A primary contributor to rising disease rates?

BY JULIE FIDLER
POSTED ON SEPTEMBER 22, 2015

According to estimates by the Centers for Disease Control, 17% of children between the ages of 2 and 9 years old are obese. There are numerous reasons for this, with a new report put out by the agency shedding light on why so many kids are packing on pounds – the consumption of fast food. [1]

In the U.S., more than 1 in 3 children and teens ages 2 to 19 will fill up on pizza, fried chicken, tacos or some other greasy fast-food item every day. The 5,000 kids surveyed by the CDC came from poor, middle-class, and wealthy families. [2]

The study found that:

  • 12.1% of these children will get more than 40% of their daily calories from eating fast-food.
  • Another 10.7% will eat 25% to 40% of their daily calories from Chicken McNuggets, Whoppers, and the like.
  • And 11.6% of youths will get fewer than 25% of their calories from chowing down at one of these restaurants.
  • Children who live just above the poverty line and below get about 12% of their daily calories from fast food
  • Children from working- and middle- class families get about 9% of their daily calories from fast-food
  • Poor children get about 8% of their calories from such establishments

The child’s weight didn’t appear to matter much, either.
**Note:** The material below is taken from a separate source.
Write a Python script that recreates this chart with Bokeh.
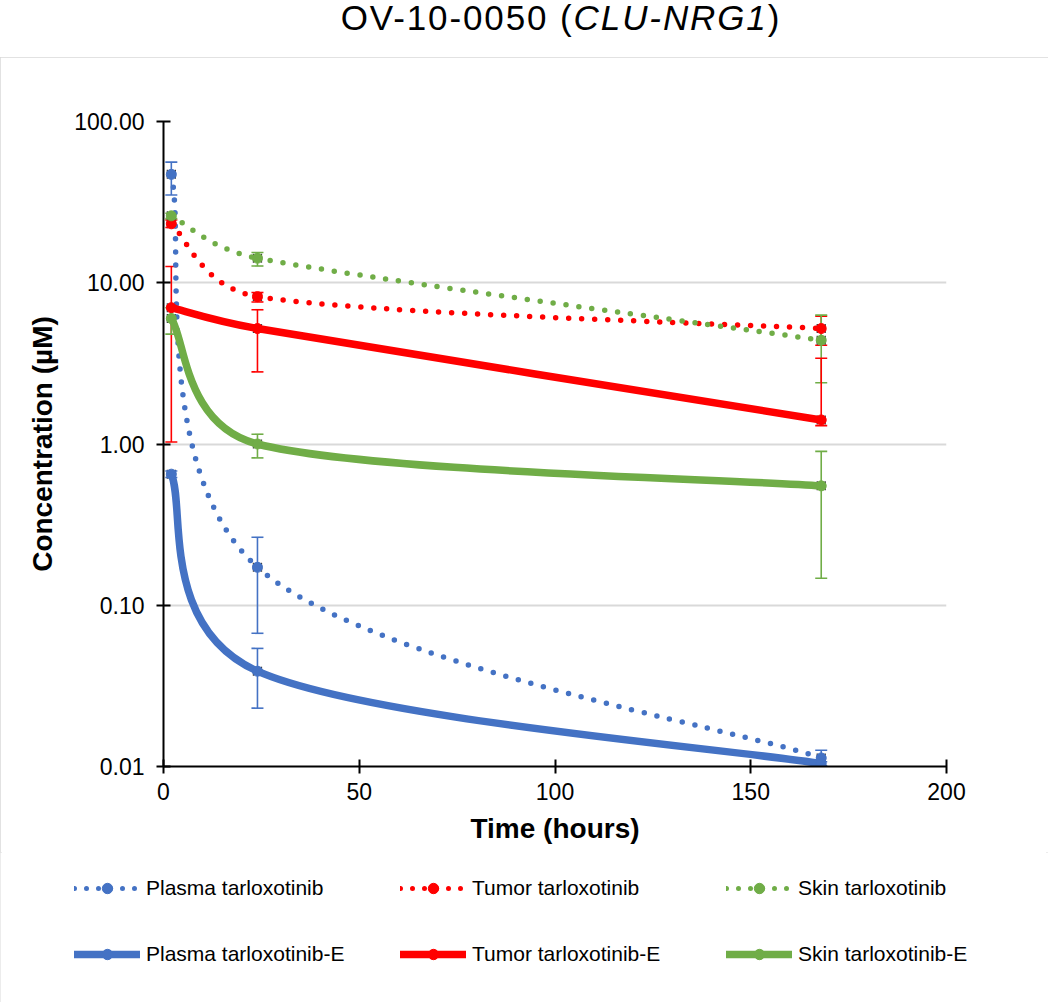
import math
from bokeh.plotting import figure
from bokeh.models import (Range1d, FixedTicker, PrintfTickFormatter, Whisker, TeeHead,
                          ColumnDataSource, Legend, LegendItem, Div)
from bokeh.layouts import column
from bokeh.embed import file_html
from bokeh.resources import INLINE

# ---------------- data ----------------
times = [2, 24, 168]
time_err = [1.0, 1.0, 1.0]

plasma_t = [47.0, 0.172, 0.0113]
plasma_t_lo = [35.0, 0.067, 0.0101]
plasma_t_hi = [56.0, 0.264, 0.0126]

tumor_t = [23.2, 8.2, 5.2]
tumor_t_lo = [22.0, 7.6, 4.1]
tumor_t_hi = [24.5, 8.7, 6.2]

skin_t = [26.0, 14.2, 4.4]
skin_t_lo = [25.0, 12.7, 2.4]
skin_t_hi = [27.0, 15.4, 6.3]

plasma_e = [0.65, 0.039, 0.0104]
plasma_e_lo = [0.62, 0.023, 0.0100]
plasma_e_hi = [0.68, 0.054, 0.0107]

tumor_e = [7.0, 5.2, 1.41]
tumor_e_lo = [1.03, 2.8, 1.3]
tumor_e_hi = [12.6, 6.8, 3.4]

skin_e = [6.0, 1.0, 0.55]
skin_e_lo = [4.8, 0.82, 0.147]
skin_e_hi = [7.0, 1.15, 0.9]

series_names = ["Plasma tarloxotinib", "Tumor tarloxotinib", "Skin tarloxotinib",
                "Plasma tarloxotinib-E", "Tumor tarloxotinib-E", "Skin tarloxotinib-E"]
x_ticks = [0, 50, 100, 150, 200]
y_ticks = [0.01, 0.1, 1, 10, 100]
title_text = 'OV-10-0050 (<i>CLU-NRG1</i>)'
x_title = "Time (hours)"
y_title = "Concentration (µM)"

BLUE, RED, GREEN = "#4472C4", "#FF0000", "#70AD47"

series = [
    (plasma_t, plasma_t_lo, plasma_t_hi, BLUE, True),
    (tumor_t, tumor_t_lo, tumor_t_hi, RED, True),
    (skin_t, skin_t_lo, skin_t_hi, GREEN, True),
    (plasma_e, plasma_e_lo, plasma_e_hi, BLUE, False),
    (tumor_e, tumor_e_lo, tumor_e_hi, RED, False),
    (skin_e, skin_e_lo, skin_e_hi, GREEN, False),
]

# ---------------- figure ----------------
TOTAL_W = 1048
FW, FH = 783, 645
XMIN, XMAX = 0, 200
YMIN, YMAX = 0.01, 100
SX = FW / (XMAX - XMIN)
SY = FH / (math.log10(YMAX) - math.log10(YMIN))


def excel_smooth(xs, ys):
    """Excel-style smoothed line: cubic Bezier control points computed in screen space."""
    px = [x * SX for x in xs]
    py = [math.log10(y) * SY for y in ys]
    n = len(xs)
    out = dict(x0=[], y0=[], x1=[], y1=[], cx0=[], cy0=[], cx1=[], cy1=[])
    for i in range(n - 1):
        a = i - 1 if i > 0 else i
        d = i + 2 if i + 2 < n else i + 1
        p0 = (px[a], py[a]); p1 = (px[i], py[i]); p2 = (px[i + 1], py[i + 1]); p3 = (px[d], py[d])
        d02 = math.hypot(p2[0] - p0[0], p2[1] - p0[1])
        d12 = math.hypot(p2[0] - p1[0], p2[1] - p1[1])
        d13 = math.hypot(p3[0] - p1[0], p3[1] - p1[1])
        f0 = 1 / 6 if d02 / 6 < d12 / 2 else d12 / (2 * d02)
        f1 = 1 / 6 if d13 / 6 < d12 / 2 else d12 / (2 * d13)
        c1 = (p1[0] + (p2[0] - p0[0]) * f0, p1[1] + (p2[1] - p0[1]) * f0)
        c2 = (p2[0] - (p3[0] - p1[0]) * f1, p2[1] - (p3[1] - p1[1]) * f1)
        out["x0"].append(xs[i]); out["y0"].append(ys[i])
        out["x1"].append(xs[i + 1]); out["y1"].append(ys[i + 1])
        out["cx0"].append(c1[0] / SX); out["cy0"].append(10 ** (c1[1] / SY))
        out["cx1"].append(c2[0] / SX); out["cy1"].append(10 ** (c2[1] / SY))
    return ColumnDataSource(out)


p = figure(frame_width=FW, frame_height=FH,
           x_range=Range1d(XMIN, XMAX), y_range=Range1d(YMIN, YMAX),
           y_axis_type="log", output_backend="svg", toolbar_location=None,
           min_border_left=163, min_border_right=TOTAL_W - 163 - FW,
           min_border_top=64, min_border_bottom=86,
           background_fill_color="white", border_fill_color="white")
p.outline_line_color = None
p.frame_align = False

FONT = "Liberation Sans"
for ax in (p.xaxis[0], p.yaxis[0]):
    ax.axis_line_color = "black"
    ax.axis_line_width = 2
    ax.major_tick_line_color = "black"
    ax.major_tick_line_width = 2
    ax.major_tick_in = 7
    ax.major_tick_out = 7
    ax.minor_tick_line_color = None
    ax.major_label_text_font = FONT
    ax.major_label_text_font_size = "23px"
    ax.major_label_text_color = "black"
    ax.axis_label_text_font = FONT
    ax.axis_label_text_font_size = "28px"
    ax.axis_label_text_font_style = "bold"
    ax.axis_label_text_color = "black"

p.xaxis.ticker = FixedTicker(ticks=x_ticks)
p.yaxis.ticker = FixedTicker(ticks=y_ticks, minor_ticks=[])
p.yaxis.formatter = PrintfTickFormatter(format="%.2f")
p.xaxis.axis_label = x_title
p.yaxis.axis_label = y_title
p.xaxis.major_label_standoff = 9
p.yaxis.major_label_standoff = 12
p.xaxis.axis_label_standoff = 10
p.yaxis.axis_label_standoff = 13

p.xgrid.visible = False
p.ygrid.grid_line_color = "#d9d9d9"
p.ygrid.grid_line_width = 2
p.ygrid.ticker = FixedTicker(ticks=y_ticks[1:])

# legend strip (second figure, same width, frame not aligned with the chart frame)
LEG_H = 150
pl = figure(width=TOTAL_W, height=LEG_H, x_range=Range1d(0, 1), y_range=Range1d(0, 1),
            output_backend="svg", toolbar_location=None, x_axis_location=None,
            y_axis_location=None, min_border=0, min_border_left=0, min_border_right=0,
            min_border_top=0, min_border_bottom=0,
            background_fill_color="white", border_fill_color="white")
pl.outline_line_color = None
pl.grid.visible = False
pl.frame_align = False

NAN = float("nan")

# ---------------- lines ----------------
drawn = []
for (vals, lo, hi, col, dotted), name in zip(series, series_names):
    src = excel_smooth(times, vals)
    if dotted:
        p.bezier(source=src, x0="x0", y0="y0", x1="x1", y1="y1", cx0="cx0", cy0="cy0",
                 cx1="cx1", cy1="cy1", line_color=col, line_width=5.5,
                 line_dash="0 13", line_cap="round")
    else:
        p.bezier(source=src, x0="x0", y0="y0", x1="x1", y1="y1", cx0="cx0", cy0="cy0",
                 cx1="cx1", cy1="cy1", line_color=col, line_width=7.5, line_cap="round")
    drawn.append((vals, lo, hi, col, dotted, name))

legend_items = []
for vals, lo, hi, col, dotted, name in drawn:
    psrc = ColumnDataSource(dict(t=times, v=vals, lo=lo, hi=hi,
                                 tl=[t - e for t, e in zip(times, time_err)],
                                 th=[t + e for t, e in zip(times, time_err)]))
    p.scatter("t", "v", source=psrc, marker="circle", size=10,
              fill_color=col, line_color=col)
    p.add_layout(Whisker(source=psrc, base="v", lower="tl", upper="th", dimension="width",
                         line_color="#404040", line_width=1.5,
                         upper_head=TeeHead(size=9, line_color="#404040", line_width=1.5),
                         lower_head=TeeHead(size=9, line_color="#404040", line_width=1.5)))
    p.add_layout(Whisker(source=psrc, base="t", lower="lo", upper="hi", dimension="height",
                         line_color=col, line_width=1.6,
                         upper_head=TeeHead(size=12, line_color=col, line_width=1.6),
                         lower_head=TeeHead(size=12, line_color=col, line_width=1.6)))
    # legend proxies (NaN points: nothing drawn in the strip itself)
    if dotted:
        lr = pl.line(x=[NAN, NAN], y=[NAN, NAN], line_color=col, line_width=5,
                     line_dash="0 12", line_cap="round")
    else:
        lr = pl.line(x=[NAN, NAN], y=[NAN, NAN], line_color=col, line_width=7.5, line_cap="round")
    mr = pl.scatter(x=[NAN], y=[NAN], marker="circle", fill_color=col, line_color=col)
    legend_items.append(LegendItem(label=name, renderers=[lr, mr]))

legend = Legend(items=legend_items, location=(74, 35), orientation="horizontal", ncols=3,
                glyph_width=66, glyph_height=26, label_height=26, label_width=214,
                label_standoff=6, spacing=40, padding=0, margin=0,
                label_text_font=FONT, label_text_font_size="21px", label_text_color="black",
                background_fill_alpha=0, border_line_alpha=0)
pl.add_layout(legend, "center")

title = Div(text='<div style="width:1048px; box-sizing:border-box; padding-left:74px; '
                 'text-align:center; font-family:\'Liberation Sans\', Arial, sans-serif; '
                 'font-size:35px; letter-spacing:1.9px; line-height:35px; color:#000; '
                 'white-space:nowrap;">' + title_text + '</div>',
            width=TOTAL_W, height=57, margin=0)

chart_box = column(p, pl, spacing=0, margin=0,
                   styles={"outline": "2px solid #d9d9d9", "outline-offset": "-2px"})
layout = column(title, chart_box, spacing=0, margin=0)
open("out.html", "w").write(file_html(layout, INLINE))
  • Overweight youngsters and children of a healthy weight were about as likely to get at least one of their meals from a deep fryer or fat-filled grill every day.
  • Youths who were underweight or had a normal weight averaged 12.2% of their daily calories from fast-food.
  • Overweight children averaged about 11.6% and obese children averaged around 14.6%.

The good news – if you can call it that – is that the numbers are about the same as they were in the 1990’s, at least according to the report. [3]

“At least we’re not seeing it go up,” said one of the report’s authors, Cheryl Fryar.

Some other interesting findings from the survey include:

  • Teens got about 17% of their daily calories from fast-food, compared to about 9% of younger children.
  • Black, white, and Hispanic youth all got about 12% of their daily calories from eating at fast-food establishments.
  • Asians got significantly less of their calories by eating at the restaurants – around 8%.
  • Researchers surmise that fast-food hasn’t really caught on in Asian households, much to their benefit.

The CDC didn’t specify how many calories the survey participants actually ate, but past government studies have found that kids consume about 1,900 calories a day, which breaks down to about 245 daily calories from fast-food – about the equivalent of a basic McDonald’s hamburger.

Fast-food chains are trying to offer “healthier” menu items, but it’s still incredibly difficult to order a healthy meal from one of the restaurants. Many of the healthy options only sound healthy: a Premium Bacon Ranch Salad with Buttermilk Crispy Chicken from McDonald’s, for example, contains 490 calories, 29g of fat and 1,000mg of sodium, and that’s without the dressing. [4]

The best thing to do? Just avoid fast food completely if you can.